Key among the former militants we interviewed in Indian jails was Naseer Mohammed Sodozey, in Ward 2 of Tihar prison, New Delhi, whose family were also generous when we visited them in Palandiri, in Pakistan-administered Kashmir. Naseer explained the background and training of Masood’s fighters, detailing his own induction into
jihad
and Kashmir, and maintained, in stories backed up by multiple sources, that he was compelled to create a fictitious ‘ending’ for the hostage drama, about which, in reality, he knew nothing. Weeks of torture, and the promise of clemency, he still maintains, elicited his cooperation in this deception.

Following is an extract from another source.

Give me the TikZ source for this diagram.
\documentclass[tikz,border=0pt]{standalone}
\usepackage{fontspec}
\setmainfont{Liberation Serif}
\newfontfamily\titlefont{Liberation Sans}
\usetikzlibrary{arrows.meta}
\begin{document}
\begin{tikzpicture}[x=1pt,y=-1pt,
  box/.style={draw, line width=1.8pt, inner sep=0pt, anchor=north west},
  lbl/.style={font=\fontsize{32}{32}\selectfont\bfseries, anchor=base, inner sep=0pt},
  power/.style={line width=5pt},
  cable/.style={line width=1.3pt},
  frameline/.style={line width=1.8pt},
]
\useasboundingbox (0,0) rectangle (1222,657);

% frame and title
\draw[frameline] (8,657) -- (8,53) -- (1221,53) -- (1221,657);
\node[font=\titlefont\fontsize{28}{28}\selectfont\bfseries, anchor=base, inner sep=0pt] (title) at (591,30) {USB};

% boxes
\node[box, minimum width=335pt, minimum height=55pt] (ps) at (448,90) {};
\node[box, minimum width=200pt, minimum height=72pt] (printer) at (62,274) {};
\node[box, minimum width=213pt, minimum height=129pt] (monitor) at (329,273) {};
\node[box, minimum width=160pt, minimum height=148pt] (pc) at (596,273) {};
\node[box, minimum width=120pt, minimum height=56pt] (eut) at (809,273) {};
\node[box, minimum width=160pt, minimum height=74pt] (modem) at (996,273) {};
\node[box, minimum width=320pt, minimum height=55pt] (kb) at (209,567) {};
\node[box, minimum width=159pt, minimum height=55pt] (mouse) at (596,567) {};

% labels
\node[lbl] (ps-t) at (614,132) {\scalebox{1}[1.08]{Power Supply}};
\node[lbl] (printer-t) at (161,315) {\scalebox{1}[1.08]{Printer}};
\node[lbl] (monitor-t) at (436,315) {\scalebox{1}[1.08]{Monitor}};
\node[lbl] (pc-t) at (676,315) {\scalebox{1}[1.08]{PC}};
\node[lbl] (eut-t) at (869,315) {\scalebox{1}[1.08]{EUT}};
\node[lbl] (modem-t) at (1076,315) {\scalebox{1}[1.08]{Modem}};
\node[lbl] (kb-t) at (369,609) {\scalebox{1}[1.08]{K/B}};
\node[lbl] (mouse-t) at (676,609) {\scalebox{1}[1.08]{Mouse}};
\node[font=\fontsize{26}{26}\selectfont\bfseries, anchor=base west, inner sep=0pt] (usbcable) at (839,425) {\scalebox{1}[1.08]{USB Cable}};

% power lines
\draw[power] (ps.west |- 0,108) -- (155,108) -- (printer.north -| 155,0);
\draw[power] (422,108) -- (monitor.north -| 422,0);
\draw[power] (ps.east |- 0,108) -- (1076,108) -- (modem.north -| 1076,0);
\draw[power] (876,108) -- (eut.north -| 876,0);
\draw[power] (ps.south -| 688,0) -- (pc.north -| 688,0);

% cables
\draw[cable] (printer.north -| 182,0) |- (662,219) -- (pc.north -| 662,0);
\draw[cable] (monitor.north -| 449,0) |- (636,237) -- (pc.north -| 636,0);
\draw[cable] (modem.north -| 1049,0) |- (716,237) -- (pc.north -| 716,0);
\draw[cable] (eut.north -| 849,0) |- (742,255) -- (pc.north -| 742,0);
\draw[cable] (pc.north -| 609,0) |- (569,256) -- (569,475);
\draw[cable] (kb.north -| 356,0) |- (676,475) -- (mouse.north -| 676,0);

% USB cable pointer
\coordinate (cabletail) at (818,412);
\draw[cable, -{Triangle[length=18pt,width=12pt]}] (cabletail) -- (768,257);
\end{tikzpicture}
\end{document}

Nasrullah Mansoor Langrial, aka Langrial Darwesh, who until February 2011 was held in Agra jail, gave permission for us to see his files and notes, helping us to understand the character of the men he served with, especially the Afghani and Sikander, whose family in Dabran were patient and welcoming too. In Baramulla, we also spent many days with Qadeer Dar, the retired commander of the Muslim Janbaz Force, who provided insight into his group’s kidnapping of Western engineers working in Kashmir in 1991. Today Qadeer is chairman of the People’s Rights Movement, a group of many thousands of former Kashmiri militants seeking rehabilitation into mainstream society. The recollections of many of his members were invaluable to our book.

Much help was given by two Kashmiri human rights groups, the Jammu and Kashmir Coalition of Civil Society (JKCCS) and the Association of Parents of Disappeared Persons, which have opened up many previously remote and closed communities through their ongoing work to locate and map a network of mass unmarked graves scattered across the valley, and to chart cases of state-sponsored disappearance and torture.

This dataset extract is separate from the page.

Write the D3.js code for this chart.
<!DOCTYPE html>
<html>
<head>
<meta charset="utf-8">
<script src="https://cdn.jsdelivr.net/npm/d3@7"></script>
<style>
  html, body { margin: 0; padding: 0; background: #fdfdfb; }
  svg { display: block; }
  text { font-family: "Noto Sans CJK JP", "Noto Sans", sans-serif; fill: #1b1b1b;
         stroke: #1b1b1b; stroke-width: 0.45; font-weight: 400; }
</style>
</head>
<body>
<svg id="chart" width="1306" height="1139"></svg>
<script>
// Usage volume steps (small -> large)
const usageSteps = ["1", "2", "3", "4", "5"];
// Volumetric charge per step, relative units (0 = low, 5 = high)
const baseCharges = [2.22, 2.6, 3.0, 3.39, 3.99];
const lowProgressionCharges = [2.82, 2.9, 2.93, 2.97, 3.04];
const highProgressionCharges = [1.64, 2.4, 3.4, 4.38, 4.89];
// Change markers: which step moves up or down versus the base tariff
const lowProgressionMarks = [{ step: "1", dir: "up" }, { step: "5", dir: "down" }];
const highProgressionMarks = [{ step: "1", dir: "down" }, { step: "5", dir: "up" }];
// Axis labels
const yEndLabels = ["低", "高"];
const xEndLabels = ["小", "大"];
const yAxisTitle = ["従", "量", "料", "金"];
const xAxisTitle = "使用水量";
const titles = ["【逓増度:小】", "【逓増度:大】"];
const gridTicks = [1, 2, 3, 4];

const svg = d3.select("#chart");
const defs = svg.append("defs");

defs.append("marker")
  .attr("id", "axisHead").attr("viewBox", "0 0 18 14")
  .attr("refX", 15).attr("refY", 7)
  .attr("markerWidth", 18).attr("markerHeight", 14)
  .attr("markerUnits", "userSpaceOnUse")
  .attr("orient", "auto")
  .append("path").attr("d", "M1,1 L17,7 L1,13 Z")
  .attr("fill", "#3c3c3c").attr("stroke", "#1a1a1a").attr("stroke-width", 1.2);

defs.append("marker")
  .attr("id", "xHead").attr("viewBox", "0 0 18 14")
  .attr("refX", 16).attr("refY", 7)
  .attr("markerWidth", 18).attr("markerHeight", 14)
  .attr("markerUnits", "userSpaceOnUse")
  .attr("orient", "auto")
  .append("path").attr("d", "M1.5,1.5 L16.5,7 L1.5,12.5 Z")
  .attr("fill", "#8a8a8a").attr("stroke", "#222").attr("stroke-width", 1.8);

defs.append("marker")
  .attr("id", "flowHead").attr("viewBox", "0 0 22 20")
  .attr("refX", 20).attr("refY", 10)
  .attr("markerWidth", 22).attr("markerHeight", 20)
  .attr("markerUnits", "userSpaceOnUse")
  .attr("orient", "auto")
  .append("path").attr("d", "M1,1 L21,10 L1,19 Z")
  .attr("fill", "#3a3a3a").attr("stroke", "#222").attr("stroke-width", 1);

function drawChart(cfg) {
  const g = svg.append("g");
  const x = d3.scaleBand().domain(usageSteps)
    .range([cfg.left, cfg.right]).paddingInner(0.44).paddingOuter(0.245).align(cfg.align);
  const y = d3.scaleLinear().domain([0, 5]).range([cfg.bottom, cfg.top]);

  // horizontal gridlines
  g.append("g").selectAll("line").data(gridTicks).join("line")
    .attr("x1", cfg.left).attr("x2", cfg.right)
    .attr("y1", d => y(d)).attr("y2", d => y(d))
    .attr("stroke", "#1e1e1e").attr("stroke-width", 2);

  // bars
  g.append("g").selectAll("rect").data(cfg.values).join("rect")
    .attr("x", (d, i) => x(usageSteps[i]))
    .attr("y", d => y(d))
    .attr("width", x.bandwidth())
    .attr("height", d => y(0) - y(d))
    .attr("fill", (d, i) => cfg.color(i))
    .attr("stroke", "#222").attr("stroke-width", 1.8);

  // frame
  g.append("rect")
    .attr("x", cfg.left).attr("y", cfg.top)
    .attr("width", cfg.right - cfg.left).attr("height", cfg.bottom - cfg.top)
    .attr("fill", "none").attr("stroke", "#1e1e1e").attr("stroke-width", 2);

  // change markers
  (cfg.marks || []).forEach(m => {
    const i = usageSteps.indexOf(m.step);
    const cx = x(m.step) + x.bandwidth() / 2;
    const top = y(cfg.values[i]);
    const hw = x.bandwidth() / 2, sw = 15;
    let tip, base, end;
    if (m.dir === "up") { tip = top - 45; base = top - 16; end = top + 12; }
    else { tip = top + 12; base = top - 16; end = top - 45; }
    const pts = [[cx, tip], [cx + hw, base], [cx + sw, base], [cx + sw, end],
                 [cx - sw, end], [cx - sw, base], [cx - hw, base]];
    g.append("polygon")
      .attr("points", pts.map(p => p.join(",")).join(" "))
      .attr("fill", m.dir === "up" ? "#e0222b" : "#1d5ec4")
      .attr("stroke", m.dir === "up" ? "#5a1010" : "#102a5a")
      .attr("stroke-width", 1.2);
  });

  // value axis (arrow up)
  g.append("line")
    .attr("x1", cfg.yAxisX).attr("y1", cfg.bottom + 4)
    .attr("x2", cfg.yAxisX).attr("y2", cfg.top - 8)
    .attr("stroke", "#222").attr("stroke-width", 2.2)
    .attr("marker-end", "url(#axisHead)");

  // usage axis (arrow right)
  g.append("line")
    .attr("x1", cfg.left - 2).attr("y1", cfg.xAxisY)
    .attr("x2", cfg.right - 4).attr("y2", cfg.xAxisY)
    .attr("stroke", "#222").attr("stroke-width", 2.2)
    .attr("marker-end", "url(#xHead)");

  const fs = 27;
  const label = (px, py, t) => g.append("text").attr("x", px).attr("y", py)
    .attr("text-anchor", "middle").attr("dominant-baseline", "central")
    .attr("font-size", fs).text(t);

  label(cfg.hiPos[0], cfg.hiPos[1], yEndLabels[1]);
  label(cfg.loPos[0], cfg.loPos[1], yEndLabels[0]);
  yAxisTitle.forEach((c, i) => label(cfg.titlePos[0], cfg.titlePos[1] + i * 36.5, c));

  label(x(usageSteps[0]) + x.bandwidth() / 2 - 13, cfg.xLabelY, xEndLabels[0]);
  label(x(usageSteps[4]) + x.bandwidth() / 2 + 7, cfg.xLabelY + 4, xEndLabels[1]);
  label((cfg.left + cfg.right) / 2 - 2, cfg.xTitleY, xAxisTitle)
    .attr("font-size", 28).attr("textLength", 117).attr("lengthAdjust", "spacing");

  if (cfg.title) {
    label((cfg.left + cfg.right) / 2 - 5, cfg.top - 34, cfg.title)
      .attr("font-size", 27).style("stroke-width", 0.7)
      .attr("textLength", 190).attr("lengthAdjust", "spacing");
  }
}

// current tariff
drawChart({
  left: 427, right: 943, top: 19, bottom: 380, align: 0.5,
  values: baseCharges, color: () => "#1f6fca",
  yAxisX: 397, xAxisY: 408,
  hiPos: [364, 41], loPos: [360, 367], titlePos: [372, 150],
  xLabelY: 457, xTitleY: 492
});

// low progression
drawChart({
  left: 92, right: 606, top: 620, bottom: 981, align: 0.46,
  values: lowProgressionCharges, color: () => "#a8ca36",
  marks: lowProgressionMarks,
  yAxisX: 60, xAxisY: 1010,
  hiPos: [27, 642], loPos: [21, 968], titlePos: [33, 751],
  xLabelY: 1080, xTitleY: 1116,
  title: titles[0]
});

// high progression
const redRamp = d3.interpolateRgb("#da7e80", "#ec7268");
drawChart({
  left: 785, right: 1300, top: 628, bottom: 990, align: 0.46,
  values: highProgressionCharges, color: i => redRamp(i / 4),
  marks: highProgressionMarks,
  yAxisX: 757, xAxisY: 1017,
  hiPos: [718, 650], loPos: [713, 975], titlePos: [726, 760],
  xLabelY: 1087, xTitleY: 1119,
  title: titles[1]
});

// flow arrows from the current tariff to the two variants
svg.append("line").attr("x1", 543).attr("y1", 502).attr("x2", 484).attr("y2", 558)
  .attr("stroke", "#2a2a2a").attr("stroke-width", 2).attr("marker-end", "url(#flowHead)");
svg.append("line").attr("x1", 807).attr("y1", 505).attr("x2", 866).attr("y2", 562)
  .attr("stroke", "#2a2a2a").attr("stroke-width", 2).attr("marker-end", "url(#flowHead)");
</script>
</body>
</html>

A big thank you goes to Kashmiri human rights lawyer Parvez Imroz, president of the JKCCS. Winner of the eleventh Ludovic-Trarieux International Human Rights Prize, awarded by the European Bar Human Rights Institute, Imroz has continued working despite several attempts on his life and the murder of many colleagues. Thanks also to the indefatigable Khurram Parvez, the JKCCS’s programme coordinator, who could have quit when he lost a leg in an IED attack on his car, which claimed the life of a young female colleague. Thanks also to Parvaiz Matta, who accompanied us on many of our journeys into the mountains. The intrepid journalist Yusuf Jameel has always made time to listen and advise; and from the new generation of journalists, special thanks go to Showkat Ahmed and his excellent
Conveyor
magazine, Masood Husain and his incisive weekly
Kashmir Life
, the photographers Javed Dar and Faisal Khan, and especially to Yawar Kabli, who helped source photos despite the snowfall. There are many other Kashmiris we would like to name, who over the last sixteen years have advised and assisted us, but most of them would be embarrassed to be singled out, as hospitality remains the norm throughout the valley, despite what this story teaches us.